Chong Koon Ying, 74, has a similar story. When she finally found her younger brother in later years, it saddened her to learn that he had been physically abused as a child.
The women and children were not allowed enough time to collect their belongings before leaving. “We had absolutely nothing, only the clothes we were wearing. But the people in Ulu Yam Baru were kind. They gave us food and clothes. We were so hungry,” Ah Yin recalled.
Koon Ying, who was nine years old at the time, would remember this too — the hunger. They were children; it was the visceral they remembered.
Unbeknownst at the time, one man survived the massacre.

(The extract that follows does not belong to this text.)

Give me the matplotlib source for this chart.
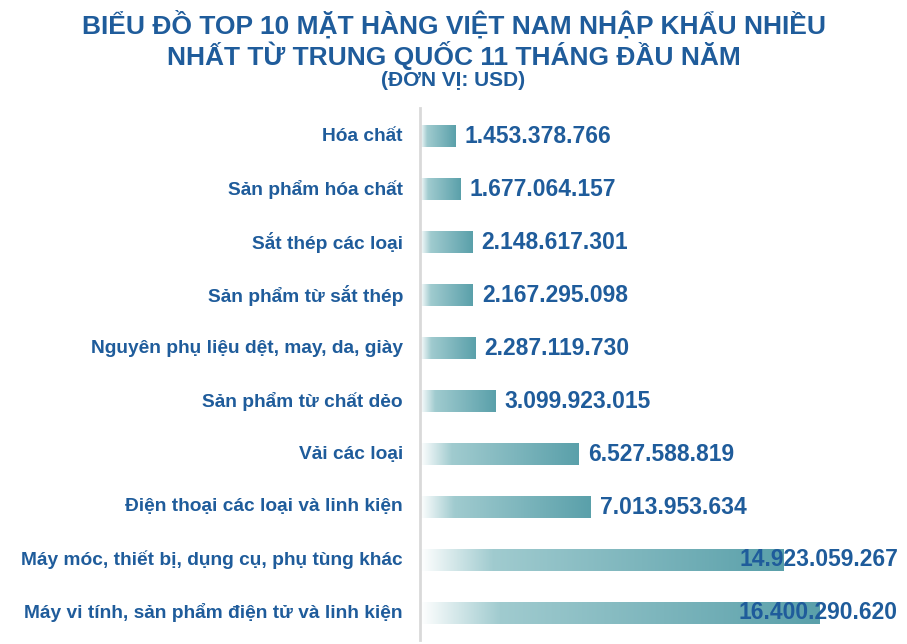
import matplotlib.pyplot as plt
import numpy as np
from matplotlib.colors import LinearSegmentedColormap

# bottom to top
categories = [
    "Máy vi tính, sản phẩm điện tử và linh kiện",
    "Máy móc, thiết bị, dụng cụ, phụ tùng khác",
    "Điện thoại các loại và linh kiện",
    "Vải các loại",
    "Sản phẩm từ chất dẻo",
    "Nguyên phụ liệu dệt, may, da, giày",
    "Sản phẩm từ sắt thép",
    "Sắt thép các loại",
    "Sản phẩm hóa chất",
    "Hóa chất",
]
values = [16400290620, 14923059267, 7013953634, 6527588819, 3099923015,
          2287119730, 2167295098, 2148617301, 1677064157, 1453378766]

title_lines = ["BIỂU ĐỒ TOP 10 MẶT HÀNG VIỆT NAM NHẬP KHẨU NHIỀU",
               "NHẤT TỪ TRUNG QUỐC 11 THÁNG ĐẦU NĂM"]
subtitle = "(ĐƠN VỊ: USD)"

TEXT = "#1f5c9b"
W, H = 907, 644
plt.rcParams["font.family"] = ["Liberation Sans", "DejaVu Sans"]

fig = plt.figure(figsize=(W / 100, H / 100), dpi=100)
ax = fig.add_axes([420 / W, 4 / H, 487 / W, 532 / H])

cmap = LinearSegmentedColormap.from_list(
    "bar", [(0, "#ffffff"), (0.2, "#a0cbcf"), (1, "#5aa0aa")])
grad = np.linspace(0, 1, 256).reshape(1, -1)
bh = 0.4

def fmt(v):
    return f"{v:,}".replace(",", ".")

labels = []
for i, (cat, v) in enumerate(zip(categories, values)):
    ax.imshow(grad, cmap=cmap, aspect="auto", interpolation="bilinear",
              extent=(0, v, i - bh / 2, i + bh / 2), zorder=2)
    t = ax.annotate(fmt(v), xy=(v, i), xytext=(9, 0), textcoords="offset pixels",
                    ha="left", va="center", fontsize=16.5, fontweight="bold",
                    color=TEXT, zorder=3)
    labels.append(t)
    ax.text(-17 / 487 * 20e9, i, cat, ha="right", va="center", fontsize=13.8,
            fontweight="bold", color=TEXT)

ax.set_xlim(0, 20e9)
ax.set_ylim(-0.51, len(values) - 1 + 0.53)

# clamp labels that run past the right edge
fig.canvas.draw()
r = fig.canvas.get_renderer()
xmax_px = 898
for i, (t, v) in enumerate(zip(labels, values)):
    bb = t.get_window_extent(r)
    if bb.x1 > xmax_px:
        t.set_position((xmax_px - ax.transData.transform((v, i))[0], 0))
        t.set_ha("right")

for s in ["top", "right", "bottom"]:
    ax.spines[s].set_visible(False)
ax.spines["left"].set_color("#d9d9d9")
ax.spines["left"].set_linewidth(2)
ax.set_xticks([])
ax.set_yticks([])
ax.patch.set_alpha(0)

fig.text(0.5, 1 - 24 / H, title_lines[0], ha="center", va="center",
         fontsize=19, fontweight="bold", color=TEXT)
fig.text(0.5, 1 - 55 / H, title_lines[1], ha="center", va="center",
         fontsize=19, fontweight="bold", color=TEXT)
fig.text(0.5, 1 - 81 / H, subtitle, ha="center", va="center",
         fontsize=15, fontweight="bold", color=TEXT)

fig.savefig("out.png", dpi=100)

Chong Fong, then 22, had fainted and was taken for dead. “The spirits must have pushed me,” he told the BBC for the 1992 documentary “In Cold Blood”. When he came to half an hour later, he didn’t linger. “I ran for my dear life,” he’d said, and hid at his father’s coffeeshop. The authorities never breathed a word, and news of his existence wasn’t published until 1970.
Four days later, official permission was granted to recover the bodies. It took three lorry trips to transport them all to Ulu Yam Baru, where they were buried.
Ah Yin remembers the horror of it all. “Their faces, eyes and mouths were crawling with worms. Their stomachs were bulging and black. Everywhere, there were flies. My father was shot in the chest. The kepala had been beheaded and his head thrown into the river, where it was swept away and never found again. Still, he had a proper coffin. We couldn’t afford one so we used a box made of planks to bury my father. There was blood everywhere, black blood. There was a terrible smell. Why did they die like this?” The Batang Kali massacre has often been compared to the US troops’ murderous rampage at the Vietnamese hamlet of My Lai during the Vietnam War, but for one little mercy — or was it? Unlike at My Lai, the women and children at Batang Kali were spared, but they had to go on living.
The colonial government had said that the objective of the patrol had been to “obtain information, search for arms and ammunition and to detain and bring back to Kuala Kubu Baru [the Scots Guards’ headquarters] for interrogation any suspicious characters.” But if that was the case, why didn’t they use the lorry to transport the men? If the men had indeed tried to escape, why were their bodies found in tight clusters? Why did the Scots Guards confess to murder? Why did the Malayan Attorney-General at the time tell reporters 20 years later that what happened at Batang Kali was a “bona fide mistake”? Why had he lied about the fact that police, military and civil inquiries were carried out in 1949, when in fact there wasn’t any investigation until 1970? There are too many contradictions in the Batang Kali case for it to be written off, even if over six decades has passed. As Ian Ward said: “There is no statute of limitations for morality.”
The remaining survivors still remember what happened in December 1948. It is a story they have told many times, because when the world forgot them, as it often did, telling this story was the only way to keep the memories of their loved ones alive.
As journalists, we ask many questions. We want to know how they felt then, how they feel now. We want a sound bite, a quote, something profound to include in our stories. But it is simple, it is true:
“It’s painful,” Ah Yin said. “Aiyah, it’s just very painful.”
* The views expressed here are the personal opinion of the correspondent.